■ COLLECTED MATERIAL:
- - -

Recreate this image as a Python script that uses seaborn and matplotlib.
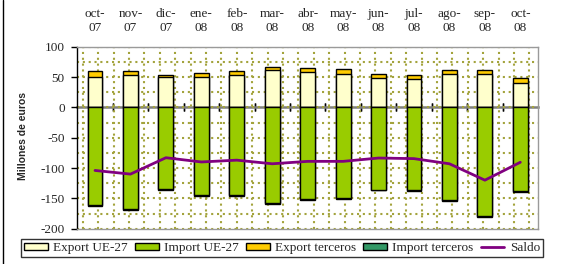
import numpy as np
import matplotlib
matplotlib.use("Agg")
import matplotlib.pyplot as plt
import seaborn as sns
from matplotlib.patches import Patch
from matplotlib.lines import Line2D

months = ["oct-\n07", "nov-\n07", "dic-\n07", "ene-\n08", "feb-\n08", "mar-\n08", "abr-\n08",
          "may-\n08", "jun-\n08", "jul-\n08", "ago-\n08", "sep-\n08", "oct-\n08"]
export_ue = [49.5, 53, 49.5, 49.5, 54, 61, 58, 54.5, 48, 46.7, 54.4, 54.4, 40]
export_terceros = [10.5, 7, 4.5, 7, 6, 5.5, 7, 8, 7, 7.3, 6.6, 7.6, 8]
import_ue = [-160.5, -168, -135, -145, -144, -158, -151, -149, -135.5, -136.5, -152.5, -179.5, -138]
import_terceros = [-2, -1.5, -2, -1.5, -1.5, -1.5, -1.5, -1.5, -1.5, -1.5, -1.5, -1.5, -1.5]
saldo = [-104, -110, -83, -90, -87, -93, -89, -89, -83.5, -84.5, -93, -120, -90.5]

c_exp_ue = "#FFFFCC"
c_imp_ue = "#99CC00"
c_exp_ter = "#FFCC00"
c_imp_ter = "#339966"
c_saldo = "#800080"
c_grid = "#A3A33C"

sns.set_style("white")
plt.rcParams["font.family"] = ["Liberation Serif", "DejaVu Serif"]
plt.rcParams["font.size"] = 9.5
plt.rcParams["axes.unicode_minus"] = False

pos = np.arange(len(months))
exp_total = np.array(export_ue) + np.array(export_terceros)
imp_total = np.array(import_ue) + np.array(import_terceros)

fig = plt.figure(figsize=(5.65, 2.64), dpi=100)
ax = fig.add_axes([0.1368, 0.1337, 0.8155, 0.6894])

bar_kw = dict(width=0.42, native_scale=True, orient="x", errorbar=None,
              saturation=1, edgecolor="black", linewidth=1, ax=ax)
# stacked by overdrawing: totals first, then the EU part on top
sns.barplot(x=pos, y=exp_total, color=c_exp_ter, **bar_kw)
sns.barplot(x=pos, y=export_ue, color=c_exp_ue, **bar_kw)
sns.barplot(x=pos, y=imp_total, color=c_imp_ter, **bar_kw)
sns.barplot(x=pos, y=import_ue, color=c_imp_ue, **bar_kw)
sns.lineplot(x=pos, y=saldo, color=c_saldo, linewidth=2, ax=ax, zorder=5)

ax.set_xlim(-0.5, len(months) - 0.5)
ax.set_ylim(-200, 100)

# ticks / labels
ax.set_xticks(pos)
ax.set_xticklabels(months)
for lbl in ax.get_xticklabels():
    lbl.set_linespacing(1.05)
ax.tick_params(axis="x", which="both", top=True, bottom=False, labeltop=True,
               labelbottom=False, length=0, pad=9)
ax.set_xticks(np.arange(30) * 0.4345 - 0.347, minor=True)
ax.set_yticks(np.arange(-200, 101, 50))
ax.set_yticks(np.arange(-175, 100, 50), minor=True)
ax.tick_params(axis="y", which="major", left=True, direction="out", length=4,
               width=1, pad=5, color="black")
ax.tick_params(axis="y", which="minor", length=0)
ax.set_xlabel("")
ax.set_ylabel("")

ax.set_axisbelow(True)
ax.grid(False)
ax.grid(which="minor", axis="x", color=c_grid, linestyle=(0, (1, 1.8)), linewidth=1.5)
ax.grid(which="both", axis="y", color=c_grid, linestyle=(0, (1, 1.8)), linewidth=1.5)

for s in ["top", "right", "bottom"]:
    ax.spines[s].set_color("#9A9A9A")
    ax.spines[s].set_linewidth(1)
ax.spines["left"].set_color("black")
ax.spines["left"].set_linewidth(1)

# zero line with ticks between categories
sec = ax.secondary_xaxis(2 / 3)
sec.set_xticks(pos[:-1] + 0.5)
sec.tick_params(axis="x", which="both", direction="inout", length=6, width=1,
                color="black", labeltop=False, labelbottom=False, top=True, bottom=True)
for s in sec.spines.values():
    s.set_color("#7F7F7F")
    s.set_linewidth(1.8)

fig.text(23 / 565, 0.485, "Millones de euros", rotation=90, ha="center", va="center",
         family="Liberation Sans", weight="bold", fontsize=7.5)

handles = [
    Patch(facecolor=c_exp_ue, edgecolor="black", label="Export UE-27"),
    Patch(facecolor=c_imp_ue, edgecolor="black", label="Import UE-27"),
    Patch(facecolor=c_exp_ter, edgecolor="black", label="Export terceros"),
    Patch(facecolor=c_imp_ter, edgecolor="black", label="Import terceros"),
    Line2D([0], [0], color=c_saldo, linewidth=2, label="Saldo"),
]
leg = fig.legend(handles=handles, loc="center", bbox_to_anchor=(0.499, 0.0606), ncol=5,
                 frameon=True, fancybox=False, edgecolor="black", handlelength=1.8,
                 handleheight=0.5, handletextpad=0.4, columnspacing=0.55,
                 borderpad=0.25, fontsize=9.5, borderaxespad=0)
leg.get_frame().set_linewidth(1)

fig.add_artist(Line2D([2.5 / 565, 2.5 / 565], [0, 1], color="black", linewidth=1))

fig.savefig("out.png", dpi=100)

- - -

■ THE TASK: Quote the material exactly. Pictures stay out.

■ SOLUTION:
Recreate this image as a Python script that uses seaborn and matplotlib.
import numpy as np
import matplotlib
matplotlib.use("Agg")
import matplotlib.pyplot as plt
import seaborn as sns
from matplotlib.patches import Patch
from matplotlib.lines import Line2D

months = ["oct-\n07", "nov-\n07", "dic-\n07", "ene-\n08", "feb-\n08", "mar-\n08", "abr-\n08",
          "may-\n08", "jun-\n08", "jul-\n08", "ago-\n08", "sep-\n08", "oct-\n08"]
export_ue = [49.5, 53, 49.5, 49.5, 54, 61, 58, 54.5, 48, 46.7, 54.4, 54.4, 40]
export_terceros = [10.5, 7, 4.5, 7, 6, 5.5, 7, 8, 7, 7.3, 6.6, 7.6, 8]
import_ue = [-160.5, -168, -135, -145, -144, -158, -151, -149, -135.5, -136.5, -152.5, -179.5, -138]
import_terceros = [-2, -1.5, -2, -1.5, -1.5, -1.5, -1.5, -1.5, -1.5, -1.5, -1.5, -1.5, -1.5]
saldo = [-104, -110, -83, -90, -87, -93, -89, -89, -83.5, -84.5, -93, -120, -90.5]

c_exp_ue = "#FFFFCC"
c_imp_ue = "#99CC00"
c_exp_ter = "#FFCC00"
c_imp_ter = "#339966"
c_saldo = "#800080"
c_grid = "#A3A33C"

sns.set_style("white")
plt.rcParams["font.family"] = ["Liberation Serif", "DejaVu Serif"]
plt.rcParams["font.size"] = 9.5
plt.rcParams["axes.unicode_minus"] = False

pos = np.arange(len(months))
exp_total = np.array(export_ue) + np.array(export_terceros)
imp_total = np.array(import_ue) + np.array(import_terceros)

fig = plt.figure(figsize=(5.65, 2.64), dpi=100)
ax = fig.add_axes([0.1368, 0.1337, 0.8155, 0.6894])

bar_kw = dict(width=0.42, native_scale=True, orient="x", errorbar=None,
              saturation=1, edgecolor="black", linewidth=1, ax=ax)
# stacked by overdrawing: totals first, then the EU part on top
sns.barplot(x=pos, y=exp_total, color=c_exp_ter, **bar_kw)
sns.barplot(x=pos, y=export_ue, color=c_exp_ue, **bar_kw)
sns.barplot(x=pos, y=imp_total, color=c_imp_ter, **bar_kw)
sns.barplot(x=pos, y=import_ue, color=c_imp_ue, **bar_kw)
sns.lineplot(x=pos, y=saldo, color=c_saldo, linewidth=2, ax=ax, zorder=5)

ax.set_xlim(-0.5, len(months) - 0.5)
ax.set_ylim(-200, 100)

# ticks / labels
ax.set_xticks(pos)
ax.set_xticklabels(months)
for lbl in ax.get_xticklabels():
    lbl.set_linespacing(1.05)
ax.tick_params(axis="x", which="both", top=True, bottom=False, labeltop=True,
               labelbottom=False, length=0, pad=9)
ax.set_xticks(np.arange(30) * 0.4345 - 0.347, minor=True)
ax.set_yticks(np.arange(-200, 101, 50))
ax.set_yticks(np.arange(-175, 100, 50), minor=True)
ax.tick_params(axis="y", which="major", left=True, direction="out", length=4,
               width=1, pad=5, color="black")
ax.tick_params(axis="y", which="minor", length=0)
ax.set_xlabel("")
ax.set_ylabel("")

ax.set_axisbelow(True)
ax.grid(False)
ax.grid(which="minor", axis="x", color=c_grid, linestyle=(0, (1, 1.8)), linewidth=1.5)
ax.grid(which="both", axis="y", color=c_grid, linestyle=(0, (1, 1.8)), linewidth=1.5)

for s in ["top", "right", "bottom"]:
    ax.spines[s].set_color("#9A9A9A")
    ax.spines[s].set_linewidth(1)
ax.spines["left"].set_color("black")
ax.spines["left"].set_linewidth(1)

# zero line with ticks between categories
sec = ax.secondary_xaxis(2 / 3)
sec.set_xticks(pos[:-1] + 0.5)
sec.tick_params(axis="x", which="both", direction="inout", length=6, width=1,
                color="black", labeltop=False, labelbottom=False, top=True, bottom=True)
for s in sec.spines.values():
    s.set_color("#7F7F7F")
    s.set_linewidth(1.8)

fig.text(23 / 565, 0.485, "Millones de euros", rotation=90, ha="center", va="center",
         family="Liberation Sans", weight="bold", fontsize=7.5)

handles = [
    Patch(facecolor=c_exp_ue, edgecolor="black", label="Export UE-27"),
    Patch(facecolor=c_imp_ue, edgecolor="black", label="Import UE-27"),
    Patch(facecolor=c_exp_ter, edgecolor="black", label="Export terceros"),
    Patch(facecolor=c_imp_ter, edgecolor="black", label="Import terceros"),
    Line2D([0], [0], color=c_saldo, linewidth=2, label="Saldo"),
]
leg = fig.legend(handles=handles, loc="center", bbox_to_anchor=(0.499, 0.0606), ncol=5,
                 frameon=True, fancybox=False, edgecolor="black", handlelength=1.8,
                 handleheight=0.5, handletextpad=0.4, columnspacing=0.55,
                 borderpad=0.25, fontsize=9.5, borderaxespad=0)
leg.get_frame().set_linewidth(1)

fig.add_artist(Line2D([2.5 / 565, 2.5 / 565], [0, 1], color="black", linewidth=1))

fig.savefig("out.png", dpi=100)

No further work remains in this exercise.